Saturday, August 10, 2013

The End of Era Part II

End of Golden Age

As it often happens with a great revolution after the death if its progenitor, with Prithvi Narayan Shah gone, Nepal lost direction, the principal actors lost their character, and the newly unified but still unconsolidated state fell into an era of uncertainity and chaos.
For the next 70 years, before Jung Bahadur Kunwar finally seized power through a bloody coup, Nepal was ruled by Kings and reagents who were either insane, inept, profligate or promiscuous—or all four. The kings and reagent queens ruled for most of those 70 years.
Luckily, the unification project continued. Mainly three persons—Queen Rajendra Laxmi, regent Bahadur Shah and Bhimsen Thapa—at different times gave continuity to the unfinished business of territorial expansion. Before the project ended rather disastrously in 1816 with the Sugauli Treaty with the East India Company, Nepal was well set to become a Himalayan Empire, stretching from Kashmir to the west to Tista in the east.
All Kings of Nepal
British historian John Pemble writes, “In the space of half a century, the Gurkhas had unified, for the first time in history, a belt of territory which was the most beautiful, the most inaccessible and traditionally the most fragmented in Asia. There seems no reason to suppose that had the war with the British not intervened, this empire would not have proved viable.”
But even after ceding a huge swath of territory to the British in India following defeat in the 1814-16 war, Nepal was left with an area of 136,000 sq. km. it had grown over 500 times since the tiny Gorkha kingdom, less than 250 sq. km in size, started the expansion drive just 70 years earlier.
These defeats had more internal reasons than external. Rivalry and betrayal in the palace and among the Gorkha nobility played a key role in the launching of unplanned—and perhaps unnecessary—wars with China and British East India. “The haste with which the decision [to annex the vassal state of Garhwal and its territories further toward the west] was taken again raises the suspicion that Rana Bahadur Shah, grandson of Prithivi Narayan, may have put the nation in awar footing to preempt his domestic rivals.”
Forget the Gorkha nobility, rivalry started right within the Shah family right after the death of Prithvi Narayan Shah. Pratap Singh Shah, son of Prithibi Narayan, put his warrior uncle Bahadur Shah in jail, before forcing him into exile in Betia, India. He was later on recalled by his sister-in-law, Rajendra Laxmi, following Pratap Singh’s death. Rivalry between these two then ensued and they alternately put each other in prison. Bahadur Shah even killed Rajendra Laxmi’s minister Sarbajit Rana, accusing him of an illicit affair with the queen, and also imprisoned her in the palace. Rana Bahadur Shah, after coming of age and resting sovereignty from his uncle, finally killed Bahadur Shah.

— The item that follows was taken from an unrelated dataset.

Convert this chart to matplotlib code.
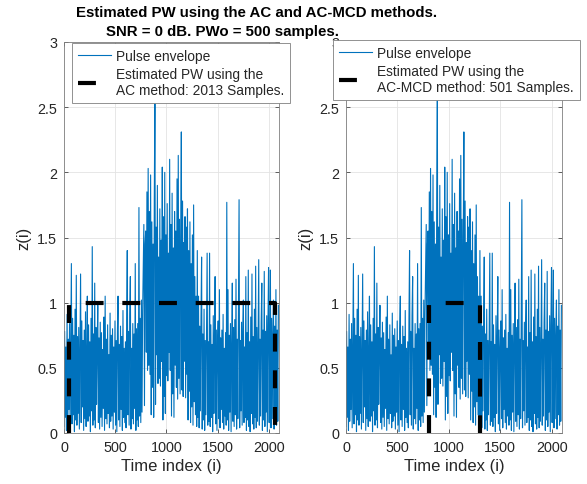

Rana bahadur was a mad king by any measure. He married four women in his lifetime, including a Brahmin widow, Kantivati—an act socially not sanctified at the time. According to historian Babu Ram Acharya , Rana Bahadur first saw his young widow of the Mishra caste at Pashupatinath and abducted her to his palace. She was made his unwilling concubine for long before finally agreeing to marry him, but under the condition that their ‘illegitimate’ son, Girwanyudddha, would be made king. Rana bahadur already had sons by his second wife, Subarnaprabha. But he was so much in love and lust with Kantavati that he abdicated in favor of the one-and-half-year old Girwanyuddha. His insanity only grew when his beloved concubine died of smallpox ( some historians claim it was tuberculosis). He killed and tormented those who were involved in her treatment, and uprooted and disfigured idols in temples where prayers had been offered for her recovery.